On The Way: The Daily Zen Journal

September 15, 2025

Great Enlightenment -part 3

Dogen (1200-1253)


Do not think, as most people do, that if one has Great Enlightenment and becomes a buddha, you are different from ordinary people, or that Great Enlightenment causes Bodhisattvas to return to the world and try to save others.

In our present study, we are not concerned with the difference between enlightenment or illusion, or buddhas and ordinary people. Here, Great Enlightenment is even different from the Great Awakening of a Bodhisattva.

The Great Enlightenment of buddhas is for sentient beings, and the Great Enlightenment of sentient beings illuminates the Great Enlightenment of the buddhas. There is no distinction between them.

Great Enlightenment is not just the function of ourselves or others.
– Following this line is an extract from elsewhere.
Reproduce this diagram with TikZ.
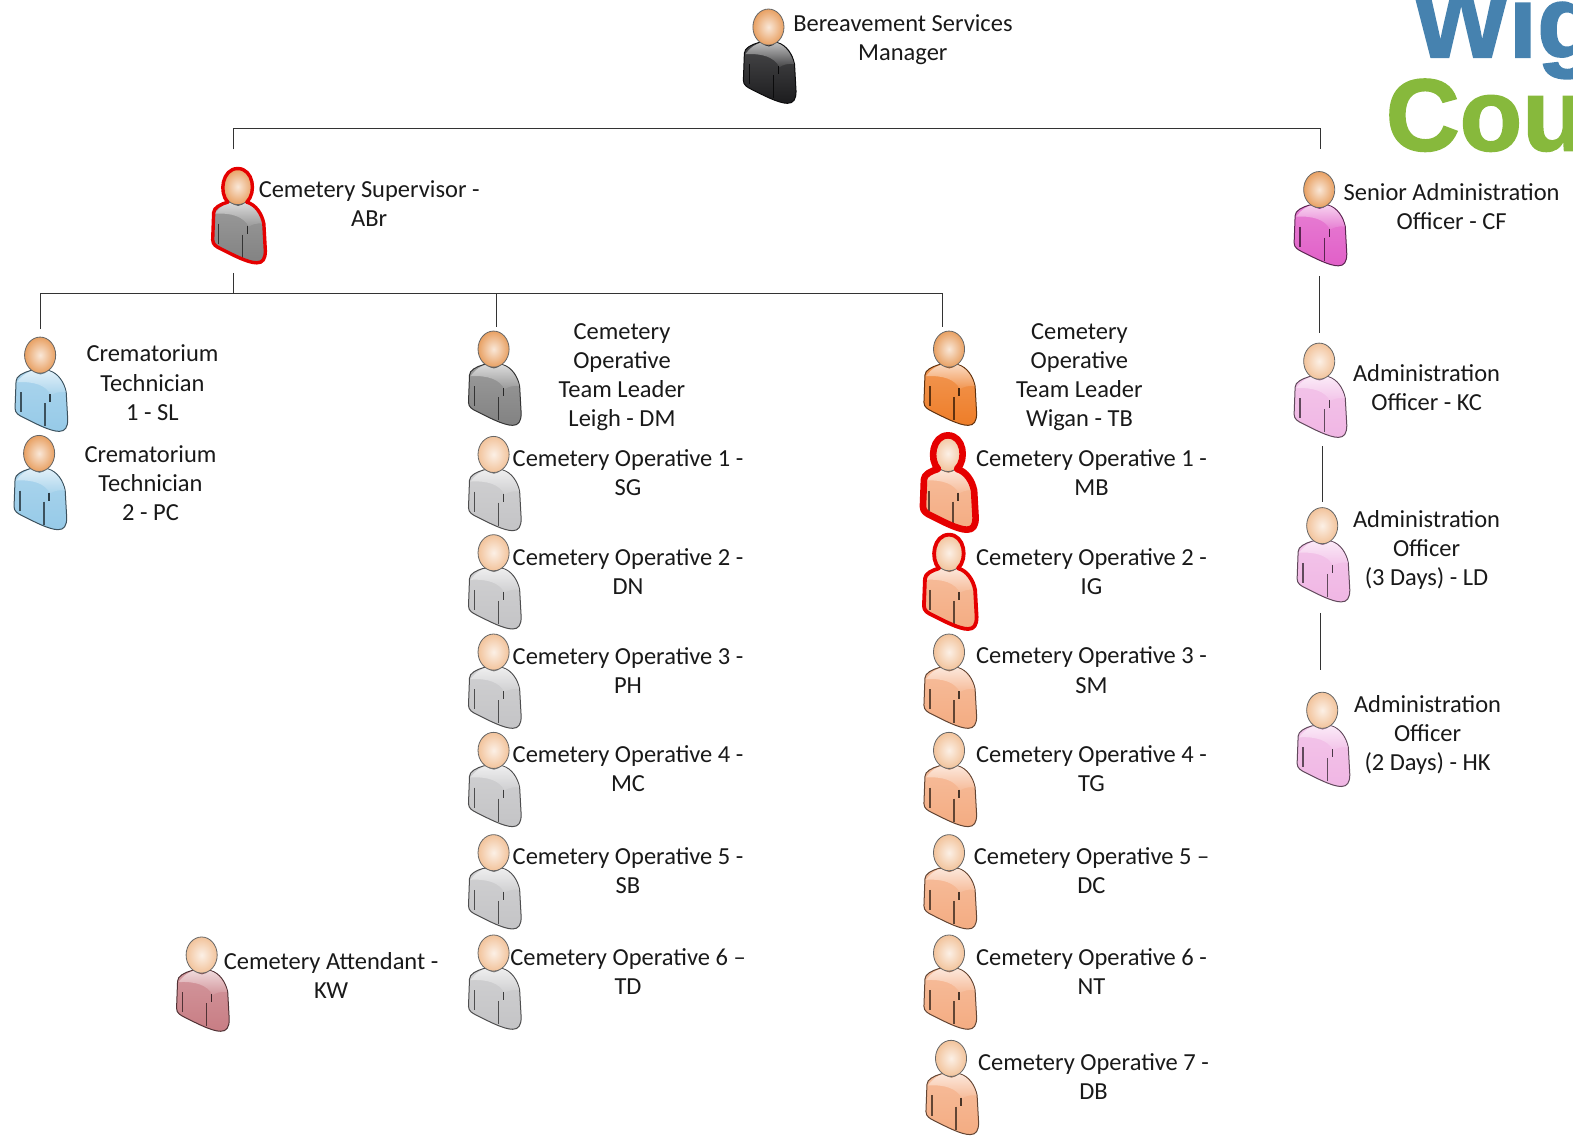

It fills everywhere and is the center of existence in both the form of enlightenment and illusion. Illusion can only seek Great Enlightenment, and we can never find Great Enlightenment outside of illusion.

Priest Meiu sent a monk to ask Gyozan, “Do people living nowadays need enlightenment?”

Gyozan replied, “Enlightenment exists, but it is easy to misunderstand.”

The monk returned to Meiu and reported Gyozan’s answer. “What a wonderful answer! Only a very great Zen master could give such an answer.” Meiu praised Gyozan highly. “People living nowadays” is the eternal present. Thousands of years exist in the present and our life; in the present is the focal point of our study.

Understanding must be attained through the body and mind and not based on others’ interpretations. We must reflect upon the fact that all things are contained in our original self. We must search for this principle with a clear mind.

Recently in the Sung Dynasty, there were monks who did not shave their heads and did not understand Buddhism, even though they studied it for many years. They were constantly striving to become a Buddha and continually waiting for enlightenment, which for them was the basic purpose of Buddhism.

What vulgar people they were! They never touched real Buddhist teaching, so they thought enlightenment came as a result of their zazen. Trying to gain enlightenment, they lost the chance to meet a real Zen master—they were lazy and slothful, wasted time, and misunderstood Buddhism.

Priests of the present day are evasive about the question, “Do people living now need enlightenment?” If we say there is enlightenment, they will deny it. If we say enlightenment emerges, they ask, “Where is enlightenment in everyday life? Is it really enlightenment? Do we actually need enlightenment?”

Priests of the present day think that there are two distinct states: unenlightenment and enlightenment. They think that unenlightenment becomes enlightenment, and it is attained from somewhere or someone else.

But even that idea is nothing but Great Enlightenment. Unenlightenment is, and always has been, a form of enlightenment.

For example, yesterday I was unenlightened, but today I am enlightened. We possess in the present enlightenment the enlightenment of yesterday—enlightenment does not begin with the moment of perception.

Consequently, everything, right now, in the eternal present, is Great Enlightenment. That is Great Enlightenment; this is Great Enlightenment.

Delivered to the monks on January 20, 1243 by Dogen

Excerpted from Shobogenzo Volume 1 – translated by Kosen Nishiyama and John Stevens 1975 – out of print

Great Enlightenment is not just the function of ourselves or others. It fills everywhere and is the center of existence in both the form of enlightenment and illusion.

Ah, the grand prize of enlightenment in its ultimate form is highlighted by Dogen in this talk. Who doesn’t begin practice without that goal-less goal of enlightenment? How this changes over the years and relaxes its hold over us is an experience we just have to live through to appreciate.

It becomes a kind of mysterious quest balancing meditation for its own sake versus meditation where one is seeking some kind of incremental progress. At some point, it just falls away, similar to walking in a fog and suddenly realizing how wet one has become. The biggest transition is the final blending of meditation and everyday life.

Before I had studied Zen for thirty years, I saw mountains as mountains, and waters as waters. When I arrived at a more intimate knowledge, I came to the point where I saw that mountains are not mountains, and waters are not waters. But now that I have got its very substance, I am at rest. For it’s just that I see mountains once again as mountains, and waters once again as waters.”

Seigen Ishin

There are many ways to anchor practice into your daily life. The most powerful will be what you discover on your own that speaks to you. It may not mean anything to anyone else, but for you, it is your reminder of what you are doing here, and it is powerful enough to bring you right back into the heart of meditation with no cushion required.

Understanding must be attained through the body and mind and not based on others’ interpretations.  We must reflect upon the fact that all things are contained in our original self.  We must search for this principle with a clear mind.

Faith in the Way is our starting point when we begin, and it will serve us throughout life when those discouragements occur. We are all on the way, and not knowing where we are can be a kind of liberation.